The case was submitted on briefs.
Antone B. Cruz for the defendant.
Paul F. Walsh. Jr., District Attorney, & Elspeth B. Cypher, Assistant District Attorney, for the Commonwealth.
There had been evidence of five masked men robbing at gunpoint hosts and guests at a gambling party at 63 Hargraves Street, Fall River. The defendant appeals his convictions of armed robbery while masked and a related charge. Notwithstanding his mask, which covered his face from the nose down, several witnesses identified the defendant as one of the masked men by, among other things, voice, height, eyes, and facial contour. Earlier that night, the defendant had been a guest at the party. He was also known to his host and another guest by prior acquaintance. During his closing argument, defense counsel urged upon the jury the difficulty of making an identification of a masked person. In response, the prosecutor, when he closed, put a handkerchief in front of his face in the ways (there were variations) the witnesses had described. The prosecutor went on to say:
"None of you, as far as I know, to me, have seen me prior to Monday morning of this week. But when I held up a handkerchief in front of my face a moment ago, did you have difficulty with the fact that it was still me behind the handkerchief? Why not? Because you recognized me. That's not the kind of a mask, now that you've seen me and you know what I look like, that, if I put it on, it's not going to fool you into not being able to tell who I am. I'm going to need to do better than that. I'm going to need to get one of those Halloween masks that completely covers my whole face, my hair, and everything else, to have a chance at fooling you. Why? Because you know me."

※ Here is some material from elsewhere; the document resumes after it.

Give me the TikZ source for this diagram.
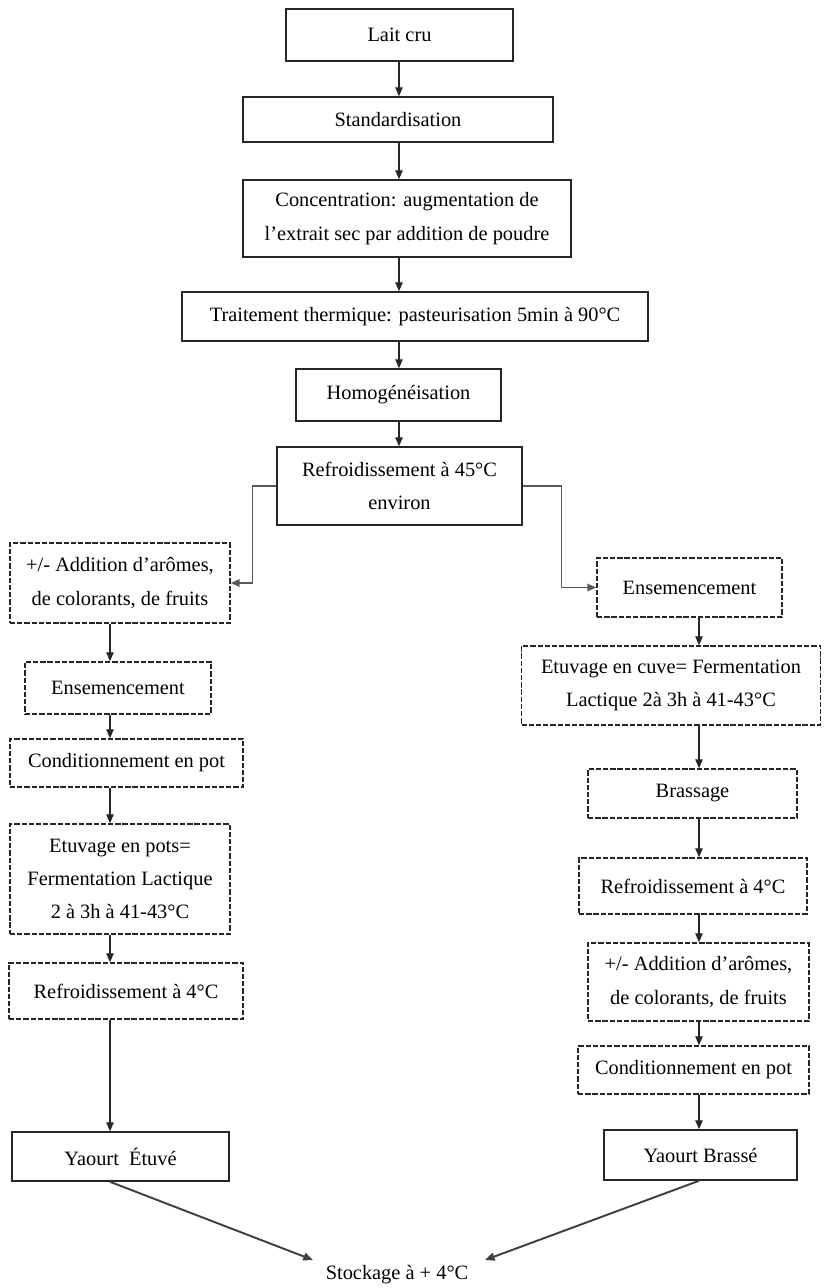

At the end of the prosecutor's closing, defense counsel moved for a mistrial, arguing that the prosecutor "has now put himself in as part of evidence." The motion for a mistrial was denied, and that denial is the asserted error on appeal. There was no error. Demonstrating by gesture and with an everyday personal accessory to illustrate what had been testified to did not constitute introducing material from outside the record. Contrast Commonwealth v. Hoppin, 13 Mass. App. Ct. 36 , 38, S.C., 387 Mass. 25 , 30-31 (1982), in which a piece of rawhide was displayed which the jury
might have thought was the leather thong referred to in testimony and, if so considered, would have added much to the Commonwealth's case. Here, by contrast, there was no hint that the handkerchief was anything other than the prosecutor's. Unlike the leather thong in Hoppin, the demonstration was not of a kind likely to stir unfairly the emotions of the jury. Nor, contextually, did the handkerchief demonstration constitute the prohibited practice of displaying to the jury objects not admitted in evidence. Commonwealth v. Hoppin, 387 Mass. at 30.